While this briefing was about the ‘UK’ part of BRIDGE, BRIDGE only reported on English primary schools: there were insufficient resources to delve deeply into the other UK nations. However, it was suggested that Scotland might be better than England in this context.

Survey findings and discussions

It was found that the six countries in the project differ in how they teach IL. These may result from many countries’ laws mandating the teaching of IL. (The UK does not have such laws.)

The briefing also presented the results from surveying UK primary school teachers and librarians. (The questions are available on pages 184 to 191 for the full project report.)

Responses to questions about school environments showed that many respondents felt unsupported and unable to influence matters. There was evidence of differences between responses from public and independent schools, with the former more often feeling unsupported. Sarah Pavery stated that this may result from state schools needing to follow a fixed curriculum, while private schools are much freer to undertake extracurricular activities, and  may well follow different curricula such as the inquiry-based Primary Years Programme and Middle Years Programme of the International Baccalaureate

It was noted that social media should not affect UK primary pupils, because supposedly only people aged 13 or more can have social media accounts. (This may not be true in practice, according to this Guardian article.) While there may also be assumptions that all children are self-taught digital natives, there is evidence that some children in the project cohort cannot even create Word documents. An attendee noted at this point that people do not understand the relevance of information literacy.
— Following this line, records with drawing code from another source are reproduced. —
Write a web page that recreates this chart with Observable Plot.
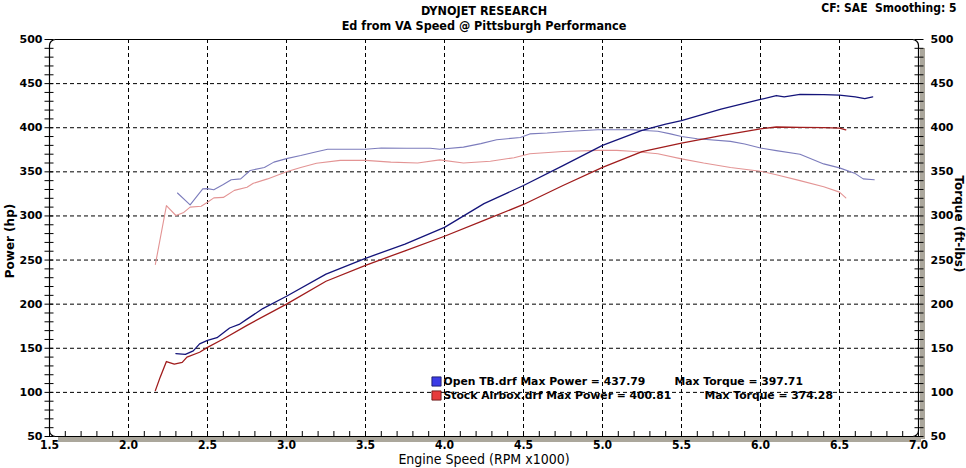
<!DOCTYPE html>
<html><head><meta charset="utf-8">
<script src="https://cdn.jsdelivr.net/npm/d3@7"></script>
<script src="https://cdn.jsdelivr.net/npm/@observablehq/plot@0.6"></script>
<style>body{margin:0;background:#fff}</style>
</head><body><div id="chart"></div>
<script>
// ---- data (RPM x1000, values) ----
const openPowerRpm = [2.30,2.36,2.41,2.45,2.50,2.56,2.64,2.70,2.75,2.85,3.00,3.25,3.50,3.75,4.00,4.25,4.50,4.75,5.00,5.25,5.40,5.50,5.75,6.00,6.10,6.15,6.25,6.40,6.50,6.60,6.66,6.71];
const openPower    = [144,143,147,155,159,162,173,177,183,195,209,234,252,268,287,314,334.5,357,380,397,404,408,421,432,436.5,435,437.8,437.5,437,435,433,435];
const stockPowerRpm = [2.17,2.20,2.24,2.29,2.34,2.37,2.45,2.50,2.60,2.75,3.00,3.25,3.50,3.75,4.00,4.25,4.50,4.75,5.00,5.25,5.50,5.75,6.00,6.10,6.25,6.40,6.50,6.54];
const stockPower    = [102,117,135,132,134,140,145.5,151,160.5,176,200,226,244,260.5,277,295,313,334.5,355,373,382.5,391,398.7,400.8,400.5,400.2,399.5,397.6];
const openTorqueRpm = [2.31,2.39,2.47,2.50,2.54,2.60,2.65,2.71,2.77,2.86,2.92,3.00,3.09,3.17,3.26,3.50,3.60,3.76,3.91,3.97,4.12,4.23,4.33,4.48,4.54,4.65,4.80,4.97,5.18,5.35,5.43,5.50,5.60,5.81,5.90,6.00,6.10,6.25,6.40,6.50,6.60,6.65,6.72];
const openTorque    = [326,312.6,330.7,331,329.6,335.6,341,342,351.5,355,361,365,368.5,372,375.6,375.6,377,376.8,376.8,375.6,378,382,386.3,389,393,394,396,397.7,397.7,396,393,390,387.5,384.5,381.6,377,374,370,359,354.5,348,342,341];
const stockTorqueRpm = [2.17,2.24,2.30,2.35,2.39,2.46,2.50,2.54,2.60,2.67,2.75,2.79,2.88,3.00,3.09,3.19,3.34,3.50,3.66,3.83,3.97,4.12,4.29,4.44,4.54,4.75,4.97,5.09,5.18,5.35,5.50,5.64,5.81,6.00,6.10,6.25,6.40,6.50,6.54];
const stockTorque    = [245,311.8,300.5,304,310,311,315.5,320.5,321,329,332.5,337,342,350,355,359.8,363,363,361,360,363.6,360,362,366,370.5,373,374.3,374.3,373.4,370.5,364.7,360,355,350.7,346.6,340,333,327,320.5];

const xDomain = [1.5, 7.0];
const yDomain = [50, 500];
const xTicks = [1.5,2.0,2.5,3.0,3.5,4.0,4.5,5.0,5.5,6.0,6.5,7.0];
const yTicks = [50,100,150,200,250,300,350,400,450,500];
const xGrid = [2.0,2.5,3.0,3.5,4.0,4.5,5.0,5.5,6.0,6.5];
const yGrid = [100,150,200,250,300,350,400,450];
const xMinor = d3.range(15, 71).map(d => d / 10);
const yMinor = d3.range(50, 501, 10);

const titles = ["DYNOJET RESEARCH", "Ed from VA Speed @ Pittsburgh Performance"];
const corner = "CF: SAE  Smoothing: 5";
const legendNames = ["Open TB.drf", "Stock Airbox.drf"];
const legendMaxPower = ["437.79", "400.81"];
const legendMaxTorque = ["397.71", "374.28"];

const toRows = (xs, ys) => xs.map((x, i) => ({rpm: x, value: ys[i]}));

const bold = {fontFamily: "DejaVu Sans", fontWeight: "bold", fontSize: 11, fill: "black"};
const cond = {fontFamily: "DejaVu Sans Condensed, DejaVu Sans", fontSize: 12, fill: "black"};
const mid = {lineAnchor: "middle"};

const chart = Plot.plot({
  width: 966, height: 468,
  marginTop: 39, marginRight: 48, marginBottom: 32, marginLeft: 49,
  x: {domain: xDomain, axis: null},
  y: {domain: yDomain, axis: null},
  style: {background: "white", fontFamily: "DejaVu Sans", overflow: "visible"},
  marks: [
    // shadow
    Plot.ruleX([xDomain[1]], {stroke: "#aba79c", strokeWidth: 5, dx: 4, insetTop: 6, dy: 3}),
    Plot.ruleY([yDomain[0]], {stroke: "#aba79c", strokeWidth: 5, dy: 3, insetLeft: 6, dx: 3}),
    Plot.gridX({ticks: xGrid, stroke: "black", strokeOpacity: 1, strokeDasharray: "4,3"}),
    Plot.gridY({ticks: yGrid, stroke: "black", strokeOpacity: 1, strokeDasharray: "4,3"}),
    Plot.frame({stroke: "black", strokeWidth: 1.2, rx: 6}),
    // minor ticks
    Plot.axisY({anchor: "left", ticks: yMinor, tickSize: 9, dx: 4.5, tickFormat: () => "", label: null}),
    Plot.axisY({anchor: "right", ticks: yMinor, tickSize: 9, dx: -4.5, tickFormat: () => "", label: null}),
    Plot.axisX({anchor: "bottom", ticks: xMinor, tickSize: 5, dy: -5, tickFormat: () => "", label: null}),
    // tick labels
    Plot.axisY({anchor: "left", ticks: yTicks, tickSize: 0, tickPadding: 7, label: null, ...bold}),
    Plot.axisY({anchor: "right", ticks: yTicks, tickSize: 0, tickPadding: 12, label: null, ...bold}),
    Plot.axisX({anchor: "bottom", ticks: xTicks, tickSize: 0, tickPadding: 4, tickFormat: d3.format(".1f"), label: null, ...cond, fontWeight: "bold"}),
    // curves
    Plot.line(toRows(openTorqueRpm, openTorque), {x: "rpm", y: "value", stroke: "#7c7cbc", strokeWidth: 1.1}),
    Plot.line(toRows(stockTorqueRpm, stockTorque), {x: "rpm", y: "value", stroke: "#e39494", strokeWidth: 1.1}),
    Plot.line(toRows(stockPowerRpm, stockPower), {x: "rpm", y: "value", stroke: "#a01c1c", strokeWidth: 1.3}),
    Plot.line(toRows(openPowerRpm, openPower), {x: "rpm", y: "value", stroke: "#14147a", strokeWidth: 1.3}),
    // titles
    Plot.text([titles[0]], {text: d => d, frameAnchor: "top", dy: -29, ...mid, ...cond, fontWeight: "bold", fontSize: 12.5}),
    Plot.text([titles[1]], {text: d => d, frameAnchor: "top", dy: -14, ...mid, ...cond, fontWeight: "bold", fontSize: 12.5}),
    Plot.text([corner], {text: d => d, frameAnchor: "top-right", textAnchor: "end", dx: 38, dy: -31, ...mid, ...cond, fontWeight: "bold"}),
    // axis titles
    Plot.text(["Power (hp)"], {text: d => d, frameAnchor: "left", textAnchor: "middle", rotate: -90, dx: -39, dy: 3, ...mid, ...bold, fontSize: 12}),
    Plot.text(["Torque (ft-lbs)"], {text: d => d, frameAnchor: "right", textAnchor: "middle", rotate: 90, dx: 40, dy: -14, ...mid, ...bold, fontSize: 12}),
    Plot.text(["Engine Speed (RPM x1000)"], {text: d => d, frameAnchor: "bottom", dy: 23.5, ...mid, ...cond, fontSize: 14}),
    // legend
    Plot.dot([0], {frameAnchor: "bottom-left", dx: 387, dy: -55, symbol: "square", r: 5.2, fill: "#3c3ce6", stroke: "#10105a", strokeWidth: 0.8}),
    Plot.dot([0], {frameAnchor: "bottom-left", dx: 387, dy: -41, symbol: "square", r: 5.2, fill: "#e63c3c", stroke: "#5a1010", strokeWidth: 0.8}),
    Plot.text([0], {text: () => `${legendNames[0]} Max Power = ${legendMaxPower[0]}`, frameAnchor: "bottom-left", textAnchor: "start", dx: 394, dy: -55, ...mid, ...bold, fontSize: 10.8}),
    Plot.text([0], {text: () => `Max Torque = ${legendMaxTorque[0]}`, frameAnchor: "bottom-left", textAnchor: "start", dx: 625, dy: -55, ...mid, ...bold, fontSize: 10.8}),
    Plot.text([0], {text: () => `${legendNames[1]} Max Power = ${legendMaxPower[1]}`, frameAnchor: "bottom-left", textAnchor: "start", dx: 394, dy: -41, ...mid, ...bold, fontSize: 10.8}),
    Plot.text([0], {text: () => `Max Torque = ${legendMaxTorque[1]}`, frameAnchor: "bottom-left", textAnchor: "start", dx: 655, dy: -41, ...mid, ...bold, fontSize: 10.8})
  ]
});
document.getElementById("chart").appendChild(chart);
</script>
</body></html>
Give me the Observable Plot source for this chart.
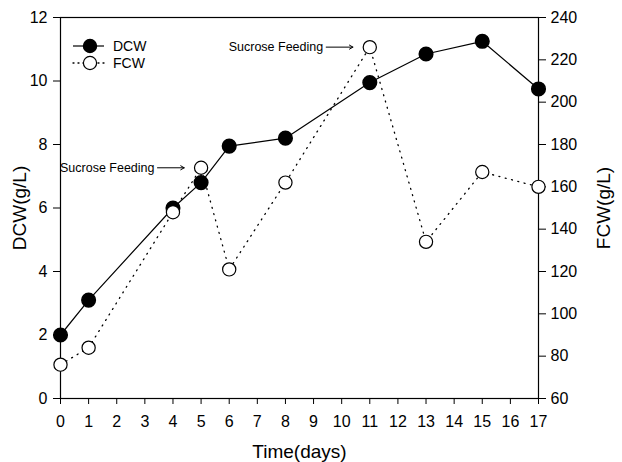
<!DOCTYPE html>
<html>
<head>
<meta charset="utf-8">
<script src="https://cdn.jsdelivr.net/npm/d3@7"></script>
<script src="https://cdn.jsdelivr.net/npm/@observablehq/plot@0.6"></script>
<style>
  html, body { margin: 0; padding: 0; background: #fff; }
  #chart svg { display: block; }
</style>
</head>
<body>
<div id="chart"></div>
<script>
// Culture time course: dry cell weight (left axis) and fresh cell weight (right axis)
const days = [0, 1, 4, 5, 6, 8, 11, 13, 15, 17];
const dcw  = [2.0, 3.1, 6.0, 6.8, 7.95, 8.2, 9.95, 10.85, 11.25, 9.75];
const fcw  = [76, 84, 148, 169, 121, 162, 226, 134, 167, 160];

const dayTicks = d3.range(0, 18);
const dcwTicks = [0, 2, 4, 6, 8, 10, 12];
const fcwTicks = [60, 80, 100, 120, 140, 160, 180, 200, 220, 240];

// Sucrose feeding events (marked on the FCW series)
const feedDays = [5, 11];
const feedLabel = "Sucrose Feeding";

// FCW shares the y scale: 60–240 g/L maps onto 0–12 g/L
const fcwMin = 60, fcwMax = 240, dcwMax = 12;
const toDcw = v => (v - fcwMin) / (fcwMax - fcwMin) * dcwMax;
const fromDcw = v => Math.round(v / dcwMax * (fcwMax - fcwMin) + fcwMin);

const rows = days.map((d, i) => ({day: d, dcw: dcw[i], fcw: toDcw(fcw[i])}));
const feeds = feedDays.map(d => {
  const r = rows.find(r => r.day === d);
  return {day: d, y: r.fcw, x1: d - 1.55, x2: d - 0.6};
});

const font = "'Liberation Sans', Arial, Helvetica, sans-serif";

const plot = Plot.plot({
  width: 622,
  height: 462,
  marginLeft: 60,
  marginRight: 84,
  marginTop: 17,
  marginBottom: 64,
  style: {fontFamily: font, fontSize: "16px", color: "#000", background: "#fff"},
  x: {domain: [0, 17], label: null},
  y: {domain: [0, 12], label: null},
  marks: [
    Plot.frame({stroke: "#000", strokeWidth: 1.2}),
    Plot.axisX({ticks: dayTicks, tickSize: 6, tickPadding: 11, fontSize: 16, label: null}),
    Plot.axisY({ticks: dcwTicks, tickSize: 7, tickPadding: 6, fontSize: 16, label: null}),
    Plot.axisY({anchor: "right", ticks: fcwTicks.map(toDcw), tickFormat: fromDcw,
                tickSize: 7, tickPadding: 5, fontSize: 16, label: null}),
    // axis titles
    Plot.text(["DCW(g/L)"], {frameAnchor: "left", text: d => d, rotate: -90, dx: -41,
                             fontSize: 19, textAnchor: "middle"}),
    Plot.text(["FCW(g/L)"], {frameAnchor: "right", text: d => d, rotate: -90, dx: 65,
                             fontSize: 19, textAnchor: "middle"}),
    Plot.text(["Time(days)"], {frameAnchor: "bottom", text: d => d, dy: 59,
                               fontSize: 19, textAnchor: "middle"}),
    // series
    Plot.line(rows, {x: "day", y: "dcw", stroke: "#000", strokeWidth: 1.2}),
    Plot.line(rows, {x: "day", y: "fcw", stroke: "#000", strokeWidth: 1.3,
                     strokeDasharray: "1,5.5", strokeLinecap: "round"}),
    Plot.dot(rows, {x: "day", y: "dcw", r: 6.8, fill: "#000", stroke: "#000"}),
    Plot.dot(rows, {x: "day", y: "fcw", r: 6.6, fill: "#fff", stroke: "#000", strokeWidth: 1.2}),
    // feeding annotations
    Plot.arrow(feeds, {x1: "x1", x2: "x2", y1: "y", y2: "y", stroke: "#000",
                       strokeWidth: 1, headLength: 6}),
    Plot.text(feeds, {x: "x1", y: "y", text: () => feedLabel, textAnchor: "end",
                      dx: -3, fontSize: 12.5})
  ]
});

// legend in the upper-left corner of the frame
const svg = d3.select(plot);
const lg = svg.append("g").attr("font-family", font).attr("font-size", 14)
  .attr("text-anchor", "start");
const entries = [
  {name: "DCW", fill: "#000", dash: null, y: 46},
  {name: "FCW", fill: "#fff", dash: "1,4", y: 63}
];
for (const e of entries) {
  lg.append("line").attr("x1", 73).attr("x2", 104).attr("y1", e.y).attr("y2", e.y)
    .attr("stroke", "#000").attr("stroke-width", e.dash ? 1.3 : 1.2)
    .attr("stroke-dasharray", e.dash).attr("stroke-linecap", e.dash ? "round" : null);
  lg.append("circle").attr("cx", 90).attr("cy", e.y).attr("r", 6.6)
    .attr("fill", e.fill).attr("stroke", "#000").attr("stroke-width", 1.2);
  lg.append("text").attr("x", 113).attr("y", e.y).attr("dy", "0.35em").text(e.name);
}

document.getElementById("chart").appendChild(plot);
</script>
</body>
</html>
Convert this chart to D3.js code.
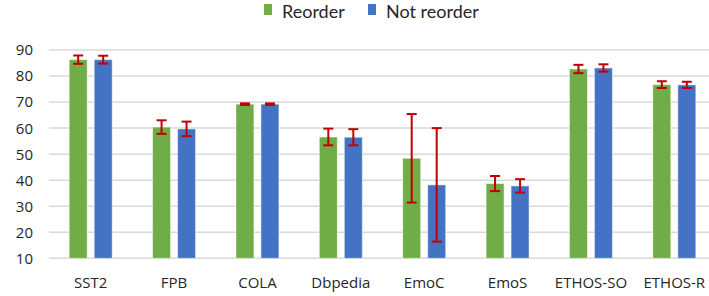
<!DOCTYPE html>
<html>
<head>
<meta charset="utf-8">
<script src="https://cdn.jsdelivr.net/npm/d3@7"></script>
<style>
  body { margin: 0; background: #fff; }
  text { font-family: "Open Sans", sans-serif; fill: #262626; }
</style>
</head>
<body>
<div id="chart"></div>
<script>
// data
var categories = ["SST2", "FPB", "COLA", "Dbpedia", "EmoC", "EmoS", "ETHOS-SO", "ETHOS-R"];
var seriesNames = ["Reorder", "Not reorder"];
var reorder    = [86.3, 60.4, 69.2, 56.6, 48.4, 38.7, 82.7, 76.7];
var reorderErr = [1.6, 2.6, 0.3, 3.2, 17.0, 2.9, 1.6, 1.3];
var notReorder    = [86.3, 59.7, 69.2, 56.5, 38.2, 37.8, 83.1, 76.6];
var notReorderErr = [1.5, 2.8, 0.3, 3.1, 21.8, 2.6, 1.4, 1.2];
var yTicks = [10, 20, 30, 40, 50, 60, 70, 80, 90];
var colors = ["#70ad47", "#4472c4"];

var width = 709, height = 296;
var svg = d3.select("#chart").append("svg")
    .attr("width", width)
    .attr("height", height);

var x = d3.scaleBand()
    .domain(categories)
    .range([49, 716]);

var xs = d3.scaleBand()
    .domain(seriesNames)
    .range([x.bandwidth() / 2 - 21.5, x.bandwidth() / 2 + 21.5])
    .paddingInner(0.28);

var y = d3.scaleLinear()
    .domain([10, 90])
    .range([258.3, 50]);

// gridlines
svg.append("g")
    .selectAll("line")
    .data(yTicks)
    .join("line")
    .attr("x1", 49)
    .attr("x2", width)
    .attr("y1", d => y(d))
    .attr("y2", d => y(d))
    .attr("stroke", "#d9d9d9")
    .attr("stroke-width", 1.5);

// y axis labels
svg.append("g")
    .selectAll("text")
    .data(yTicks)
    .join("text")
    .attr("x", 33)
    .attr("y", d => y(d))
    .attr("dy", "0.36em")
    .attr("text-anchor", "end")
    .style("font-size", "15px")
    .text(d => d);

// x labels
svg.append("g")
    .selectAll("text")
    .data(categories)
    .join("text")
    .attr("x", d => x(d) + x.bandwidth() / 2)
    .attr("y", 288)
    .attr("text-anchor", "middle")
    .style("font-size", "15px")
    .text(d => d);

var rows = [];
categories.forEach(function(c, i) {
    rows.push({cat: c, s: seriesNames[0], v: reorder[i], e: reorderErr[i], col: colors[0]});
    rows.push({cat: c, s: seriesNames[1], v: notReorder[i], e: notReorderErr[i], col: colors[1]});
});

// bars
svg.append("g")
    .selectAll("rect")
    .data(rows)
    .join("rect")
    .attr("x", d => x(d.cat) + xs(d.s))
    .attr("width", xs.bandwidth())
    .attr("y", d => y(d.v))
    .attr("height", d => y(10) - y(d.v))
    .attr("fill", d => d.col)
    .attr("stroke", "#ffffff")
    .attr("stroke-opacity", 0.5)
    .attr("stroke-width", 1);

// error bars
var eg = svg.append("g")
    .attr("stroke", "#c00000")
    .attr("stroke-width", 2);

eg.selectAll("line.v")
    .data(rows)
    .join("line")
    .attr("class", "v")
    .attr("x1", d => x(d.cat) + xs(d.s) + xs.bandwidth() / 2)
    .attr("x2", d => x(d.cat) + xs(d.s) + xs.bandwidth() / 2)
    .attr("y1", d => y(d.v + d.e))
    .attr("y2", d => y(d.v - d.e));

eg.selectAll("line.t")
    .data(rows)
    .join("line")
    .attr("class", "t")
    .attr("x1", d => x(d.cat) + xs(d.s) + xs.bandwidth() / 2 - 5)
    .attr("x2", d => x(d.cat) + xs(d.s) + xs.bandwidth() / 2 + 5)
    .attr("y1", d => y(d.v + d.e))
    .attr("y2", d => y(d.v + d.e));

eg.selectAll("line.b")
    .data(rows)
    .join("line")
    .attr("class", "b")
    .attr("x1", d => x(d.cat) + xs(d.s) + xs.bandwidth() / 2 - 5)
    .attr("x2", d => x(d.cat) + xs(d.s) + xs.bandwidth() / 2 + 5)
    .attr("y1", d => y(d.v - d.e))
    .attr("y2", d => y(d.v - d.e));

// legend
var legendX = [264, 368];
var lg = svg.append("g");
seriesNames.forEach(function(name, i) {
    lg.append("rect")
        .attr("x", legendX[i])
        .attr("y", 4)
        .attr("width", 8)
        .attr("height", 11)
        .attr("fill", colors[i]);
    lg.append("text")
        .attr("x", legendX[i] + 18)
        .attr("y", 18)
        .style("font-family", "Lato, sans-serif")
        .style("font-size", "18px")
        .text(name);
});
</script>
</body>
</html>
It was found that 89% of responding UK school librarians were aware of IL as a term, as opposed to 28% of their teacher peers. However teachers are more likely to teach IL. This may be due to a sea-change in school libraries stemming from the English national curriculum mandating no coursework. However, there was concern that the England survey results may not be robust – there were only 60 responses from England, comparted to over 400 responses from Greece.

There was then discussion of Ofcom impact frameworks, including implementation and funding of long-term impact evaluations.

The next set of questions in the survey were about support of critical thinking and equality, which seems to be ‘moderate’. There was discussion of preponderance of technology over information in IT teaching, and of online safety concerns.

Findings on digital competencies showed that many UK respondents don’t teach these at all, apart from online safety and similar topics. Such teaching appears to be often left to computing teachers.

The portal and training module

There was then a demonstration of the online portal, including its built-in translations. The training module is based on a booklet of ideas for teachers, librarians and educators. (This is now available on the project website, together with the English version of the training seminar video showing how to make the best use of it.)


Questions included

  • how project partners were brought into the project
    • This was co-ordinated by the Spanish partner, Universitat Jaume 1. UK universities were also approached, but due to Brexit it was easier to engage experienced consultants.
  • how resources were selected
    • Each participating country selected database and website resources that were open-source and likely to remain so in the future. For picture books, there are bibliographic details to enable borrowing the from libraries. This is because these are commercial products. Other resources such as online guidance materials are freely available, and most are open-source.